ところがそれらは世界とまじりあわない。世界の手間に、空想の舞台の上にある。もし私の知覚の現実性が、もろもろの「表象」の内的なまとまりにしか基づいていないとしたら、この現実性はいつも不確かなものであり、私は蓋然的な推測に頼って、たえず錯覚的な総合をうちこわし、はじめは異常なものとして現実から排除した現象を、改めて現実に加えなくてはならないであろう。

もし私が「内的人間」であり、私の世界は「内的人間」が見ている「表象」の寄せ集めでしかないのであれば、現実も空想も同じく「表象」のレベルにあり、ある「表象」が現実なのか空想なのかは、蓋然性(有り得そうな度合いの高さ)にしたがって、裁判官が判決を下すように、判断せざるを得ない。錯覚は、まず蓋然性の低い空想としてあり、しかし、その後、再度、熟慮の末に現実に加えるという手順になるはずである。

実際はそうではない。

現実は丈夫な織物であって、どんな意外な現象を自己に付加するためにも、また、どんなまことしやかな想像を退けるためにも、われわれの判断の助けを待ってはいない。

僕たちは現実と想像の区別を、何かしらの明瞭な判断によって「~だから現実、~だから空想」と知覚しているわけではない。

近くは世界に関する一つの科学ではない。それは一つの行為ですらない。つまり熟慮を経た上での態度の決定ではない。知覚は、その上にあらゆる行為が浮かび上がる背景であり、行為はこれを前提としている。

知覚は判断や認識のような分析的なものではない。能動的に「為すもの」でもない。それを可能にする前提であり、それらの背景である。

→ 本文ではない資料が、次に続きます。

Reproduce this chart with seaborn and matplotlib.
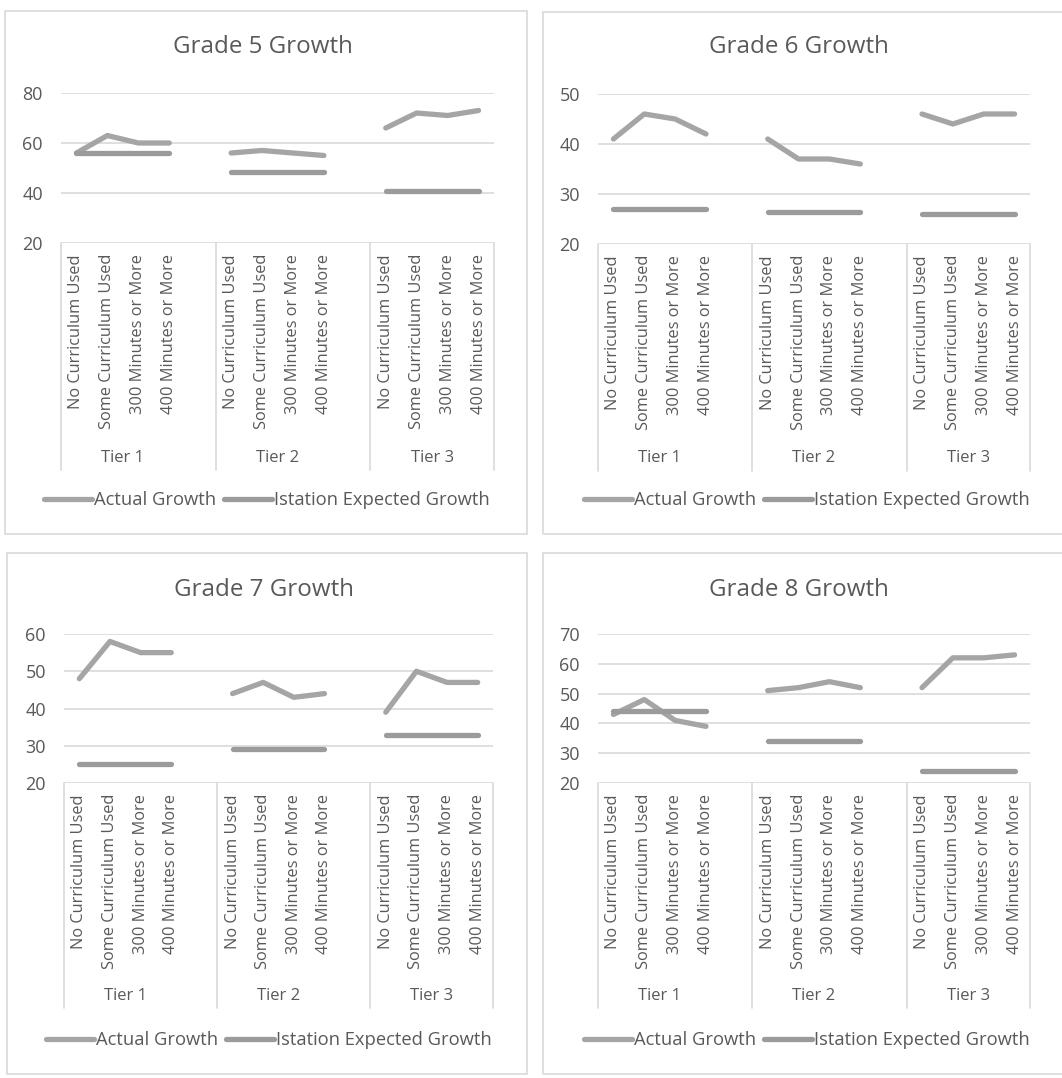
import numpy as np
import pandas as pd
import matplotlib
matplotlib.use("Agg")
import matplotlib.pyplot as plt
import seaborn as sns
from matplotlib.lines import Line2D
from matplotlib.patches import Rectangle
from matplotlib.transforms import blended_transform_factory

# --------------------------------------------
# Data
# --------------------------------------------
categories = ["No Curriculum Used", "Some Curriculum Used",
              "300 Minutes or More", "400 Minutes or More"]
tiers = ["Tier 1", "Tier 2", "Tier 3"]
series_names = ["Actual Growth", "Istation Expected Growth"]

titles = ["Grade 5 Growth", "Grade 6 Growth", "Grade 7 Growth", "Grade 8 Growth"]

# values listed tier by tier, 4 categories per tier
g5_actual = [56, 63, 60, 60, 56, 57, 56, 55, 66, 72, 71, 73]
g5_expected = [56, 56, 56, 56, 48.5, 48.5, 48.5, 48.5, 41, 41, 41, 41]
g6_actual = [41, 46, 45, 42, 41, 37, 37, 36, 46, 44, 46, 46]
g6_expected = [27, 27, 27, 27, 26.5, 26.5, 26.5, 26.5, 26, 26, 26, 26]
g7_actual = [48, 58, 55, 55, 44, 47, 43, 44, 39, 50, 47, 47]
g7_expected = [25, 25, 25, 25, 29, 29, 29, 29, 33, 33, 33, 33]
g8_actual = [43, 48, 41, 39, 51, 52, 54, 52, 52, 62, 62, 63]
g8_expected = [44, 44, 44, 44, 34, 34, 34, 34, 24, 24, 24, 24]

y_ticks = [
    [20, 40, 60, 80],
    [20, 30, 40, 50],
    [20, 30, 40, 50, 60],
    [20, 30, 40, 50, 60, 70],
]

# --------------------------------------------
# Styling / layout
# --------------------------------------------
W, H = 1062, 1078
TEXT = "#595959"
GRID = "#D9D9D9"
palette = {"Actual Growth": "#A5A5A5", "Istation Expected Growth": "#9B9B9B"}

sns.set_style("white")
plt.rcParams["font.family"] = ["Open Sans", "DejaVu Sans"]

# plot areas in pixels: left, top, right, bottom
plot_boxes = [(61, 93, 494, 243), (598, 94, 1030, 244),
              (64, 634, 493, 783), (598, 634, 1030, 783)]
panel_boxes = [(5, 11, 527, 534), (543, 12, 1075, 534),
               (7, 553, 527, 1074), (543, 553, 1075, 1074)]
title_pos = [(263, 47), (799, 47), (264, 590), (799, 590)]
legend_pos = [(267, 500), (807, 500), (269, 1040), (807, 1040)]


def px_rect(l, t, r, b):
    return [l / W, 1 - b / H, (r - l) / W, (b - t) / H]


def make_frame(actual, expected):
    rows = []
    for s_name, vals in zip(series_names, [actual, expected]):
        for i, v in enumerate(vals):
            t, c = divmod(i, len(categories))
            rows.append({"series": s_name, "tier": tiers[t],
                         "category": categories[c],
                         "pos": t * (len(categories) + 1) + c, "value": v})
    return pd.DataFrame(rows)


fig = plt.figure(figsize=(W / 100, H / 100), dpi=100)

all_data = [(g5_actual, g5_expected), (g6_actual, g6_expected),
            (g7_actual, g7_expected), (g8_actual, g8_expected)]

for k, (actual, expected) in enumerate(all_data):
    # panel border
    l, t, r, b = panel_boxes[k]
    fig.add_artist(Rectangle((l / W, 1 - b / H), (r - l) / W, (b - t) / H,
                             transform=fig.transFigure, fill=False,
                             ec=GRID, lw=1.2))

    ax = fig.add_axes(px_rect(*plot_boxes[k]))
    df = make_frame(actual, expected)

    sns.lineplot(data=df, x="pos", y="value", hue="series", units="tier",
                 estimator=None, sort=False, palette=palette,
                 hue_order=series_names, linewidth=3.8, legend=False, ax=ax,
                 solid_capstyle="round", solid_joinstyle="round", zorder=3)

    yt = y_ticks[k]
    ax.set_ylim(yt[0], yt[-1])
    ax.set_yticks(yt)
    n_pos = len(tiers) * (len(categories) + 1) - 1
    ax.set_xlim(-0.5, n_pos - 0.5)
    pos = sorted(df["pos"].unique())
    ax.set_xticks(pos)
    ax.set_xticklabels(categories * len(tiers), rotation=90)
    ax.set_xlabel("")
    ax.set_ylabel("")

    for y in yt:
        ax.axhline(y, color=GRID, lw=1.2, zorder=1)
    for s in ax.spines.values():
        s.set_visible(False)
    ax.tick_params(axis="y", length=0, pad=13, labelsize=13, labelcolor=TEXT)
    ax.tick_params(axis="x", length=0, pad=8, labelsize=11.8, labelcolor=TEXT)

    # multi-level category axis: dividers and tier labels
    trans = blended_transform_factory(ax.transData, ax.transAxes)
    for xd in [-0.5, 4.5, 9.5, n_pos - 0.5]:
        ax.add_line(Line2D([xd, xd], [0, -1.51], transform=trans,
                           color=GRID, lw=1.2, clip_on=False))
    for ti, tier in enumerate(tiers):
        xc = ti * (len(categories) + 1) + (len(categories) - 1) / 2
        ax.text(xc, -1.43, tier, transform=trans, ha="center", va="center",
                fontsize=12, color=TEXT)

    # title
    tx, ty = title_pos[k]
    fig.text(tx / W, 1 - ty / H, titles[k], ha="center", va="center",
             fontsize=17.4, color=TEXT)

    # legend
    handles = [Line2D([0], [0], color=palette[s], lw=3.8) for s in series_names]
    lx, ly = legend_pos[k]
    leg = ax.legend(handles, series_names, loc="center",
                    bbox_to_anchor=(lx / W, 1 - ly / H),
                    bbox_transform=fig.transFigure, ncol=2, frameon=False,
                    fontsize=13.2, handlelength=2.6, handletextpad=0.1,
                    columnspacing=0.45)
    for txt in leg.get_texts():
        txt.set_color(TEXT)

fig.savefig("out.png", dpi=100)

この文章を読むと、自分が世界を「知覚」しているその状況の不可思議さ、自分が捉えている世界というものを明瞭に説明できない、説明されるとそれだけではないと思えてくるような、ムズムズとした気分を思い起こし、その状況に連れ戻される。庭で座ってわざと視界をぼんやりさせて、何かを見るともなく眺めるようにしたとき、見ていることに気をつけているようで聞こえてくることのほうに気を取られていく感覚。部屋で考え事をしているとき目に入ってくるのは壁の模様で、それは確かに見えていると意識しつつも、考え事の方を主に体験しているというあの感覚など。あぁ!それそれ!その感じ!がする。

これは、メルロ・ポンティが「知覚」というものについて現象学的に記述しているからだと思われる。現象学的還元により、メルロ・ポンティは知覚するという状況を保留し、知覚とは何々であるという説明に到達する前の状況の記述を実感のある言葉を交えて続けてくれている。これが面白い。

メルロ・ポンティは、小学生の作文のようなシンプルな作文法で、なんら文学的装飾性のないように見える無骨な論文的語彙を使用している。しかし、現象学的記述をすることによって、面白くて魅力的な表現を実現していると言えるのではないか。